La langue et la culture se distinguent par un trait non moins important: l'une (la langue) est une abstraction qui s'inscrit dans le temps, selon des séquences linéaires: les mots viennent les uns après les autres: Piè enmen Mari (Pierre aime Marie) n'est pas Mari enmen Piè (Mari aime Pierre). L'autre (la culture) ignore la linéarité et opère non pas sous forme de séquences mais à partir de schèmes, c'est à dire de «visions du monde» générées par des réalités inscrites dans le temps, dans l'histoire. Il y a donc entre langue et culture un véritable chassé-croisé. Conclusion: un même locuteur ne peut pas parler deux langues en même temps. S'il les mélange, il en parle alors une troisième. A l'inverse, un même individu peut, dans une même circonstance, mobiliser deux schèmes culturels différents, voire conflictuels. Là est la grande différence.
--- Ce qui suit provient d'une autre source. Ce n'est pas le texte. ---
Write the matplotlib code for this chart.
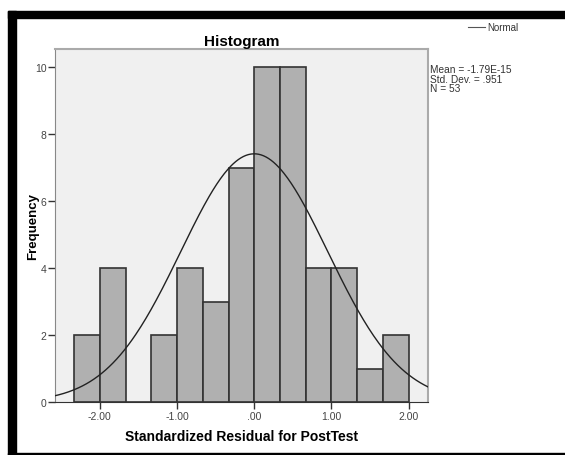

Langue et culture sont-elles conjointes et si oui, peuvent-elles être disjointes? En parlant chinois, deviens-je culturellement chinois (conjonction) ou au contraire puis-je rester extérieur à la culture chinoise (disjonction)? Est-il recevable ou non de nommer une culture à partir d'un pays ou d'une langue? Parler de culture créole ou de culture française est-ce ou non un abus de langage, une pure commodité? Comment, enfin, établir chez un individu créolophone et francophone une ligne de partage entre ce qui serait une «culture créole» et ce qui serait une «culture française», tant les traits culturels sont amalgamés?
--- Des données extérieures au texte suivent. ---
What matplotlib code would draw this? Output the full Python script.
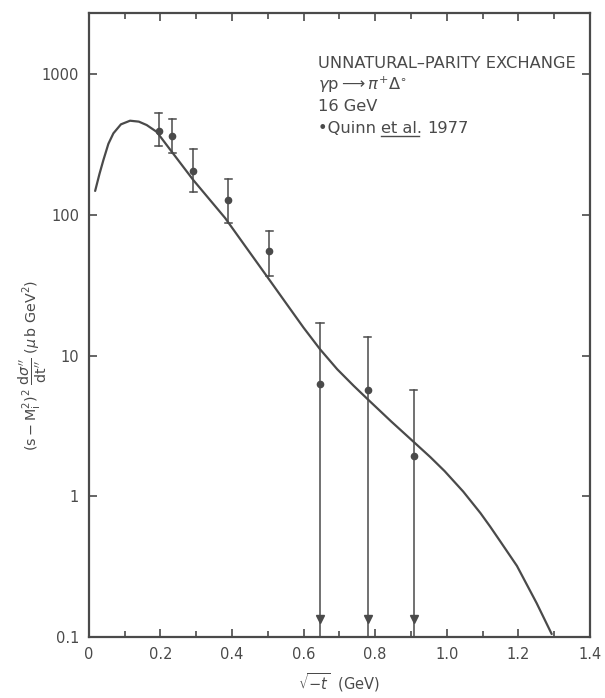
import numpy as np
import matplotlib
matplotlib.use('Agg')
import matplotlib.pyplot as plt
from matplotlib.ticker import FixedLocator, NullLocator

# ---- data ----
# Quinn et al. 1977 points: sqrt(-t), value, upper end of error bar, lower end
pt_x = [0.195, 0.234, 0.292, 0.390, 0.504, 0.646, 0.779, 0.908]
pt_y = [396, 364, 206, 128, 55, 6.25, 5.7, 1.94]
pt_hi = [527, 481, 294, 179, 77, 17.1, 13.5, 5.7]
pt_lo = [309, 277, 145, 87, 37, 0.1, 0.1, 0.1]
upper_limit = [False, False, False, False, False, True, True, True]

# model curve
curve_x = [0.018, 0.030, 0.041, 0.055, 0.069, 0.090, 0.1155, 0.140, 0.162,
           0.190, 0.232, 0.292, 0.381, 0.440, 0.500, 0.550, 0.600, 0.646,
           0.694, 0.740, 0.779, 0.845, 0.908, 0.954, 0.994, 1.046, 1.094,
           1.121, 1.149, 1.196, 1.251, 1.293]
curve_y = [148, 195, 245, 320, 380, 440, 467, 460, 435,
           389, 281, 177, 95, 58.6, 35.9, 23.8, 15.8, 11.1,
           8.0, 6.1, 4.9, 3.4, 2.43, 1.9, 1.51, 1.08, 0.76,
           0.61, 0.48, 0.32, 0.174, 0.105]

xticks = [0, 0.2, 0.4, 0.6, 0.8, 1.0, 1.2, 1.4]
xtick_labels = ['0', '0.2', '0.4', '0.6', '0.8', '1.0', '1.2', '1.4']
yticks = [0.1, 1, 10, 100, 1000]
ytick_labels = ['0.1', '1', '10', '100', '1000']

ink = '#4a4a4a'

fig = plt.figure(figsize=(6.05, 6.98), dpi=100)
ax = fig.add_axes([0.1466, 0.0874, 0.8286, 0.8936])

ax.plot(curve_x, curve_y, color=ink, lw=1.6, solid_capstyle='round')

for x, y, hi, lo, ul in zip(pt_x, pt_y, pt_hi, pt_lo, upper_limit):
    ax.plot([x, x], [lo, hi], color=ink, lw=1.1)
    ax.plot([x - 0.01, x + 0.01], [hi, hi], color=ink, lw=1.1)
    if ul:
        ax.plot(x, 0.135, marker='v', color=ink, ms=6, clip_on=False)
    else:
        ax.plot([x - 0.01, x + 0.01], [lo, lo], color=ink, lw=1.1)
    ax.plot(x, y, 'o', color=ink, ms=4.5)

ax.set_yscale('log')
ax.set_xlim(0, 1.4)
ax.set_ylim(0.1, 2710)

ax.xaxis.set_major_locator(FixedLocator(xticks))
ax.set_xticklabels(xtick_labels)
ax.xaxis.set_minor_locator(FixedLocator([0.1, 0.3, 0.5, 0.7, 0.9, 1.1, 1.3]))
ax.yaxis.set_major_locator(FixedLocator(yticks))
ax.set_yticklabels(ytick_labels)
ax.yaxis.set_minor_locator(NullLocator())

ax.tick_params(which='both', direction='in', top=True, right=True,
               color=ink, width=1.2, labelcolor=ink, labelsize=10.5, pad=7)
ax.tick_params(which='major', length=6)
ax.tick_params(which='minor', length=4)
for s in ax.spines.values():
    s.set_color(ink)
    s.set_linewidth(1.6)

ax.set_xlabel(r'$\sqrt{-t}$  (GeV)', color=ink, fontsize=10.5, labelpad=7)
ax.set_ylabel(r'$(\mathrm{s}-\mathrm{M}_\mathrm{i}^2)^2\ \dfrac{\mathrm{d}\sigma^{\prime\prime}}{\mathrm{dt}^{\prime\prime}}\ (\mu\,\mathrm{b\ GeV}^2)$',
              color=ink, fontsize=10.3)
ax.yaxis.set_label_coords(-0.08, 0.436)

# annotation block
tx = 0.457
fs = 11.7
ax.text(tx, 0.913, 'UNNATURAL\u2013PARITY EXCHANGE', transform=ax.transAxes,
        color=ink, fontsize=fs)
ax.text(tx, 0.877, r'$\gamma$p$\longrightarrow\pi^{+}\Delta^{\circ}$', transform=ax.transAxes,
        color=ink, fontsize=fs)
ax.text(tx, 0.843, '16 GeV', transform=ax.transAxes, color=ink, fontsize=fs)
t1 = ax.text(tx, 0.808, '\u2022Quinn ', transform=ax.transAxes, color=ink, fontsize=fs)
fig.canvas.draw()
r = fig.canvas.get_renderer()
bb = t1.get_window_extent(r).transformed(ax.transAxes.inverted())
t2 = ax.text(bb.x1, 0.808, 'et al.', transform=ax.transAxes, color=ink, fontsize=fs)
bb2 = t2.get_window_extent(r).transformed(ax.transAxes.inverted())
ax.plot([bb2.x0, bb2.x1 - 0.005], [0.803, 0.803], transform=ax.transAxes,
        color=ink, lw=1.0)
ax.text(bb2.x1 + 0.01, 0.808, '1977', transform=ax.transAxes, color=ink, fontsize=fs)

fig.savefig('out.png', dpi=100)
Dès lors, comment, dans ces conditions, envisager sans parti pris idéologique, de promouvoir les «langues et cultures créoles»? Question vaste et cruciale! Qu'on ne s'attende, toutefois, pas à ce que la réponse, que je fournirai ultérieurement, invalide une pratique vieille de trente ans du GEREC-F, en matière de politique linguistique. Une politique tout à la fois hardie et prudente, fondée autant que possible en raison et non pas sur le seul désir et la fétichisation des langues.